### Exercise task
Copy the records below exactly, starting at the line that contains "Recreate this image as a Python" and ending at the line that contains "ax = fig.add_axes([0.1, 0.1008, 0.88, 0.8792])"; leave out any pictures.
----- Provided entries -----
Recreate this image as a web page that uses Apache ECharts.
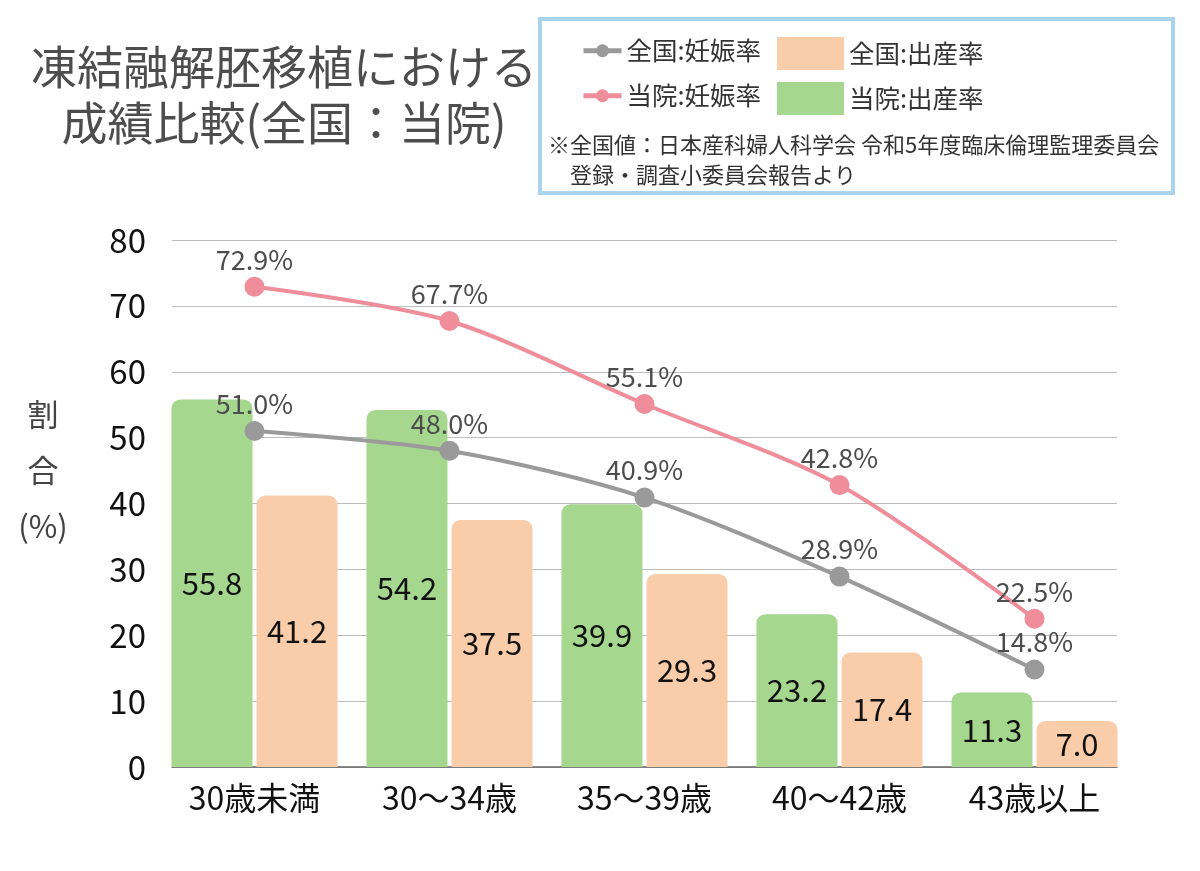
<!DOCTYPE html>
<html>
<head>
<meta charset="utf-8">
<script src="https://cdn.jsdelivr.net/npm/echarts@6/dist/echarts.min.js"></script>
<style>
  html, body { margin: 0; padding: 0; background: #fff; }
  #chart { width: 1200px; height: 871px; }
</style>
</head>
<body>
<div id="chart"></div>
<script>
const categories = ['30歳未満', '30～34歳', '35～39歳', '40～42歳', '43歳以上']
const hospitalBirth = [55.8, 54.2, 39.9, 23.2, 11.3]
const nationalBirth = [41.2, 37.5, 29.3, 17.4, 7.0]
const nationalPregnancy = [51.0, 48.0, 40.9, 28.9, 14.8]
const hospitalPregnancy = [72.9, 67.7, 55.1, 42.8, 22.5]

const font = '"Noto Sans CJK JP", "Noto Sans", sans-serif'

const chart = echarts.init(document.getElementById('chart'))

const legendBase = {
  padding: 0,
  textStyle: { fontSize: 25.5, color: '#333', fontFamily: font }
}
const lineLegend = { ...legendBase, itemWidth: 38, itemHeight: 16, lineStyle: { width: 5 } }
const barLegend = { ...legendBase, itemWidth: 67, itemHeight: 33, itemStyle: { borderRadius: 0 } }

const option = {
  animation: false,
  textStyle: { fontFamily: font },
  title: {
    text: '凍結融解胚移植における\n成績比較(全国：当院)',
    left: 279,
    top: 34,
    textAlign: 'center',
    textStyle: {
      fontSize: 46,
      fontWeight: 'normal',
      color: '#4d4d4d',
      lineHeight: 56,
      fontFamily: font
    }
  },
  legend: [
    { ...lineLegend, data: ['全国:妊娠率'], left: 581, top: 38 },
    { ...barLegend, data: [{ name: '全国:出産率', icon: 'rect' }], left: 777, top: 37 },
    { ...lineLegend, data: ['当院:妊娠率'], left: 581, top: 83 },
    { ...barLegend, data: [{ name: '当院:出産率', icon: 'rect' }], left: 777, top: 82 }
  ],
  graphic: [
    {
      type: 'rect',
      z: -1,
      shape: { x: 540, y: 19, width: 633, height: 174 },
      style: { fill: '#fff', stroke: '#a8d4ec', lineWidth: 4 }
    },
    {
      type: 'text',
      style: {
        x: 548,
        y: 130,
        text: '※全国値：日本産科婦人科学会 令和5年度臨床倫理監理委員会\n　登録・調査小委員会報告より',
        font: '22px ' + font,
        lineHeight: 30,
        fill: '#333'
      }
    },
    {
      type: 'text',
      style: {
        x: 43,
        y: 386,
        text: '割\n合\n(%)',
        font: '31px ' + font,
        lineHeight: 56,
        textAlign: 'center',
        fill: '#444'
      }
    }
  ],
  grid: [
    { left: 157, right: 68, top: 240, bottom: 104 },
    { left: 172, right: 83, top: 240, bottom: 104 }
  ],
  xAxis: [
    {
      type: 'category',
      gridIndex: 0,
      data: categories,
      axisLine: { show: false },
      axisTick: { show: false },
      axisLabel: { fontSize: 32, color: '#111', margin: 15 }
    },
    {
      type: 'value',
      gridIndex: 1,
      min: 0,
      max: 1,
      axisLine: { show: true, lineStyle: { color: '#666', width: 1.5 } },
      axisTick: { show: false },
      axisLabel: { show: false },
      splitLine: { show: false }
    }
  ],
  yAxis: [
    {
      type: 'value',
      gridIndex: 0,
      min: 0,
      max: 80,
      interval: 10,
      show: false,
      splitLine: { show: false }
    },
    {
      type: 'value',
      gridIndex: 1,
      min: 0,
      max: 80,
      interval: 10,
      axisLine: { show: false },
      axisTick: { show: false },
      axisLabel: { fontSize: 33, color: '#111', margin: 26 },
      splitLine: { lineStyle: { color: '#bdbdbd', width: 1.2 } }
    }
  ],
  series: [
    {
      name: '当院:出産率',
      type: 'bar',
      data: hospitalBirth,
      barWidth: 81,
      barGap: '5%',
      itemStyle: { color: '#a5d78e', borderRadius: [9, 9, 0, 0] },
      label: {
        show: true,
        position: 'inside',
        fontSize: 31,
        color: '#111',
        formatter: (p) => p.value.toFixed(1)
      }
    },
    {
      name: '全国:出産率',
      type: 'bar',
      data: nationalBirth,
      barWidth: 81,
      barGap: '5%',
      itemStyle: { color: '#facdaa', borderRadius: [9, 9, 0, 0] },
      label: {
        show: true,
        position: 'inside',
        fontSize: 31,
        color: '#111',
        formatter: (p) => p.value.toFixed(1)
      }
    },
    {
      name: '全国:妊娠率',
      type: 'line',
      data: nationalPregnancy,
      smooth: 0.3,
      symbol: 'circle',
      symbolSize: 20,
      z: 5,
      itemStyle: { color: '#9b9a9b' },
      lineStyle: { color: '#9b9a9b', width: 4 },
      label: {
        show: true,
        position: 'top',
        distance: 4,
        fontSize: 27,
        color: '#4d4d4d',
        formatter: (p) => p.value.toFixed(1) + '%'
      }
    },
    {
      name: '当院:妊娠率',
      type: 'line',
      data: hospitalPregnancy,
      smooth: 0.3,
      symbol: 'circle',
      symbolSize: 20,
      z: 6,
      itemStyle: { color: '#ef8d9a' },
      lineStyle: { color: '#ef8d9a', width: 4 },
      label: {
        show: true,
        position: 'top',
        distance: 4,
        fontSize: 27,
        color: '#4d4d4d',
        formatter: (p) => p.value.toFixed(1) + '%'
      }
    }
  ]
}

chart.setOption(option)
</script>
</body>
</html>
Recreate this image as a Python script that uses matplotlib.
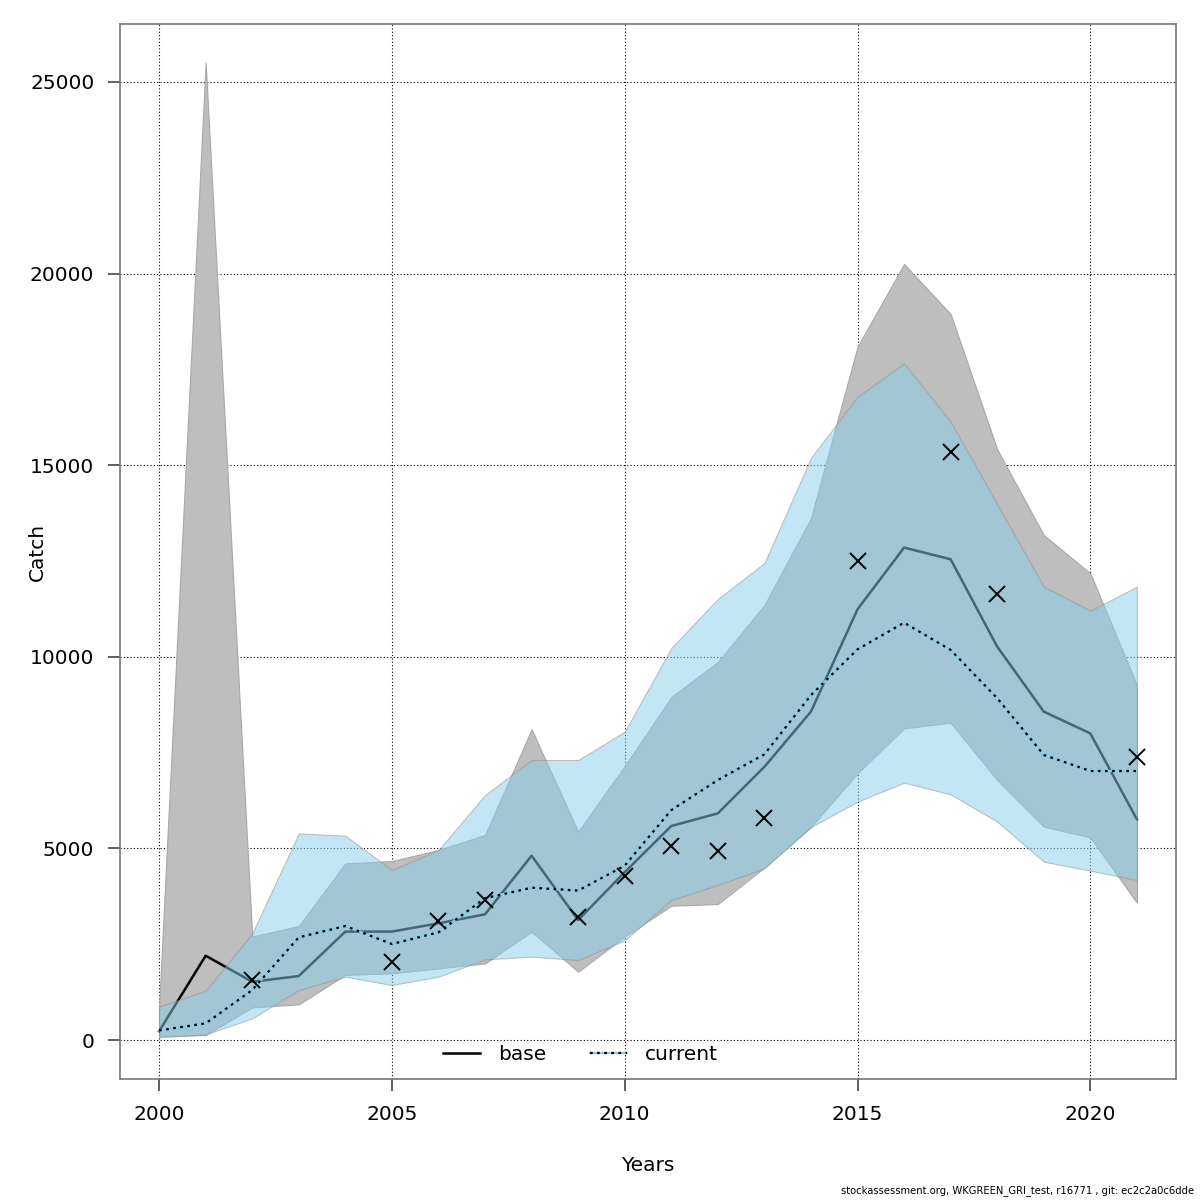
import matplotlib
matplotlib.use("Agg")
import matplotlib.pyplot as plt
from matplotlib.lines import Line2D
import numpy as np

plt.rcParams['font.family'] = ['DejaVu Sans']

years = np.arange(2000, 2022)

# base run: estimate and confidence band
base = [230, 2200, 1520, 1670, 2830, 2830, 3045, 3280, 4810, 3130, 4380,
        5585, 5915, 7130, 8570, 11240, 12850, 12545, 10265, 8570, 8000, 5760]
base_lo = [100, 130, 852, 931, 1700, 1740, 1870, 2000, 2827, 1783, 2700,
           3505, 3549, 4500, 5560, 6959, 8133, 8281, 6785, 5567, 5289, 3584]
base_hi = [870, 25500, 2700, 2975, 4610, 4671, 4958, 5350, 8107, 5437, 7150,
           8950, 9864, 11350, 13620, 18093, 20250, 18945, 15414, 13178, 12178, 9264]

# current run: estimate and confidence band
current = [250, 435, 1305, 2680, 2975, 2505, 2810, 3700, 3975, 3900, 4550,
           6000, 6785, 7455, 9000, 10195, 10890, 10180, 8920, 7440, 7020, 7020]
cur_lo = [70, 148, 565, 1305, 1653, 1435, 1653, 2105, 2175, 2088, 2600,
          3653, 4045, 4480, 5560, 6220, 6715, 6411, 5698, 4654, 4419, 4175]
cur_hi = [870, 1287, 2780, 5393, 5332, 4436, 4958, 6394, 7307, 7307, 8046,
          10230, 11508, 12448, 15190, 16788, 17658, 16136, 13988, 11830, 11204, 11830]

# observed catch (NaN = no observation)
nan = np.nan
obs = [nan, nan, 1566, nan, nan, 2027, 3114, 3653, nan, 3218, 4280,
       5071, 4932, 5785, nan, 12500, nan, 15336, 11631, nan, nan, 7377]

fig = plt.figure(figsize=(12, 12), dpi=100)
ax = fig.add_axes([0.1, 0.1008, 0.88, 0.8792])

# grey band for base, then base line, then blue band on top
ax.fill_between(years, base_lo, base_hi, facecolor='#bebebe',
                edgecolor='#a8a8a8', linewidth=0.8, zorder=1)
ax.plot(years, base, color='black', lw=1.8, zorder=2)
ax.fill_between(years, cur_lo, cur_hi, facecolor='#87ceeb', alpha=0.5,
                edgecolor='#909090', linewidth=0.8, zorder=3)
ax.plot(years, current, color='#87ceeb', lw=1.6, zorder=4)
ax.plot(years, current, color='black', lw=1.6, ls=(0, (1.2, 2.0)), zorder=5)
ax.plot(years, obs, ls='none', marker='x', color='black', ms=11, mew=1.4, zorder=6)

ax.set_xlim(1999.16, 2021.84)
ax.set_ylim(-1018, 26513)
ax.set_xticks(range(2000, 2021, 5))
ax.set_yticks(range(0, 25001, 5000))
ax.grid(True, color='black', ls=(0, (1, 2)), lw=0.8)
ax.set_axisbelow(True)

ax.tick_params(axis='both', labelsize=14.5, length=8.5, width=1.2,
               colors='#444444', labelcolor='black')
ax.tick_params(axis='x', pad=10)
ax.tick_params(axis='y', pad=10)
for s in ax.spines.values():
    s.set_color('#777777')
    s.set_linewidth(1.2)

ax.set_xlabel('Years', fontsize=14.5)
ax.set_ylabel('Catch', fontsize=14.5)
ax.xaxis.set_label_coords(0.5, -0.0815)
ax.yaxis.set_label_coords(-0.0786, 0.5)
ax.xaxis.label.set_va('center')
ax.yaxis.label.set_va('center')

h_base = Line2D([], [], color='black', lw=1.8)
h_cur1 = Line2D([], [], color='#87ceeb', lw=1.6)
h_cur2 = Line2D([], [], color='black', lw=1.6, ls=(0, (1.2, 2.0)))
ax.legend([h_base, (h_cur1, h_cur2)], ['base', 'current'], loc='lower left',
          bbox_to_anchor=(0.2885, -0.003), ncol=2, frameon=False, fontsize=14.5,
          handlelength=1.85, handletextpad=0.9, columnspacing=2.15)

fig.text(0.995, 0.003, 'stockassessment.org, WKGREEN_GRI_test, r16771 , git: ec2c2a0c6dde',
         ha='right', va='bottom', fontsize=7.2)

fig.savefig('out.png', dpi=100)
-----
### Task result
Recreate this image as a Python script that uses matplotlib.
import matplotlib
matplotlib.use("Agg")
import matplotlib.pyplot as plt
from matplotlib.lines import Line2D
import numpy as np

plt.rcParams['font.family'] = ['DejaVu Sans']

years = np.arange(2000, 2022)

# base run: estimate and confidence band
base = [230, 2200, 1520, 1670, 2830, 2830, 3045, 3280, 4810, 3130, 4380,
        5585, 5915, 7130, 8570, 11240, 12850, 12545, 10265, 8570, 8000, 5760]
base_lo = [100, 130, 852, 931, 1700, 1740, 1870, 2000, 2827, 1783, 2700,
           3505, 3549, 4500, 5560, 6959, 8133, 8281, 6785, 5567, 5289, 3584]
base_hi = [870, 25500, 2700, 2975, 4610, 4671, 4958, 5350, 8107, 5437, 7150,
           8950, 9864, 11350, 13620, 18093, 20250, 18945, 15414, 13178, 12178, 9264]

# current run: estimate and confidence band
current = [250, 435, 1305, 2680, 2975, 2505, 2810, 3700, 3975, 3900, 4550,
           6000, 6785, 7455, 9000, 10195, 10890, 10180, 8920, 7440, 7020, 7020]
cur_lo = [70, 148, 565, 1305, 1653, 1435, 1653, 2105, 2175, 2088, 2600,
          3653, 4045, 4480, 5560, 6220, 6715, 6411, 5698, 4654, 4419, 4175]
cur_hi = [870, 1287, 2780, 5393, 5332, 4436, 4958, 6394, 7307, 7307, 8046,
          10230, 11508, 12448, 15190, 16788, 17658, 16136, 13988, 11830, 11204, 11830]

# observed catch (NaN = no observation)
nan = np.nan
obs = [nan, nan, 1566, nan, nan, 2027, 3114, 3653, nan, 3218, 4280,
       5071, 4932, 5785, nan, 12500, nan, 15336, 11631, nan, nan, 7377]

fig = plt.figure(figsize=(12, 12), dpi=100)
ax = fig.add_axes([0.1, 0.1008, 0.88, 0.8792])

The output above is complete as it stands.